After their migration from North America, Kuna ancestors once lived in Colombia although they are predominantly found in Panama today. Since they are interspersed across this South American region, they primarily use music to communicate among themselves despite the distance. Cultural leaders called Ibeorgun to help the Kuna to communicate with their ancestors through song and dance. These cultural events indicate that the Kuna believe that musical traditions also exist in another realm where their gods and ancestors live.
The Kuna vocal music genre, Igar/ Igarra refers to their way of communicating with their world of spirits. In this sense, they believe that animate and inanimate objects are interconnected. The Igar follows a specific spiritual journey that involves cultural leaders, ancestors, spirits and notably non-living things. Similarly, they use formalized patterns of musical interactions like chants to enhance communication during such cultural events.

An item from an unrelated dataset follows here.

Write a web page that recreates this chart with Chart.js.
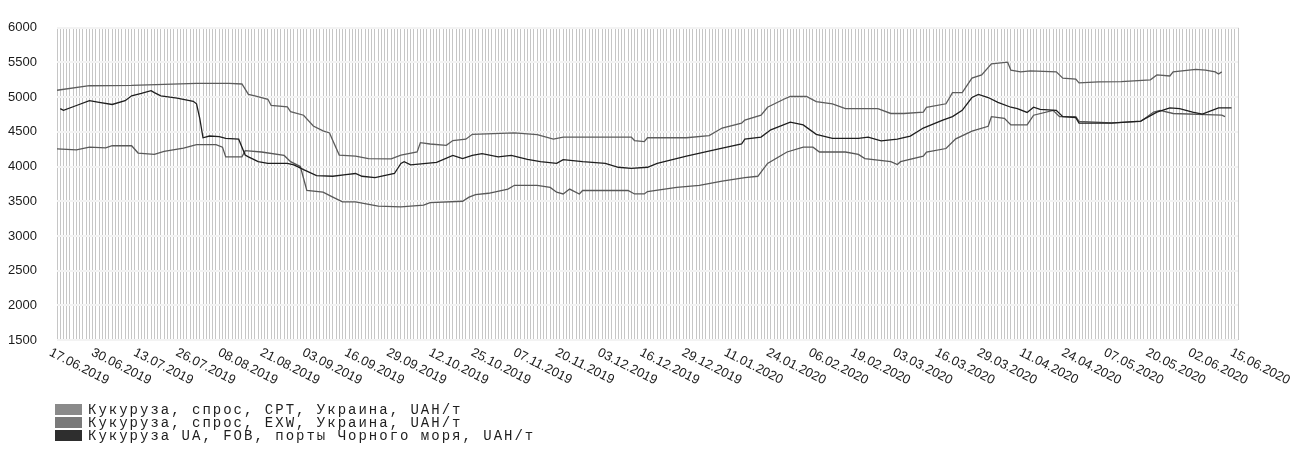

Cultural leaders who double as chanters feature in traditional Kuna ceremonies like funerals, initiation healing, and exorcism. They learn and teach the Kuna musical traditions which support musical expression during these cultural events. The chants are a dialogue between them and their ancestors in an archaic tongue. Additionally, Kuna dance during puberty-related festivals called gammu burui. During day to day activities, they use improvised singing to communicate among themselves. For instance, female relatives sing lullabies to their children based on a child’s circumstances to show affection or affirmation.
Lastly, Kuna use instruments like shell trumpets, flutes, and panpipes to produce cacophonies which drive away harmful spirits. Furthermore, they believe that dede flutes made from an armadillo skull have armadillo spirits which clear pathways in to spiritual dimensions for communication. These collective cultural events across Panama and Colombia play a critical role in maintaining the Kuna’s identity today.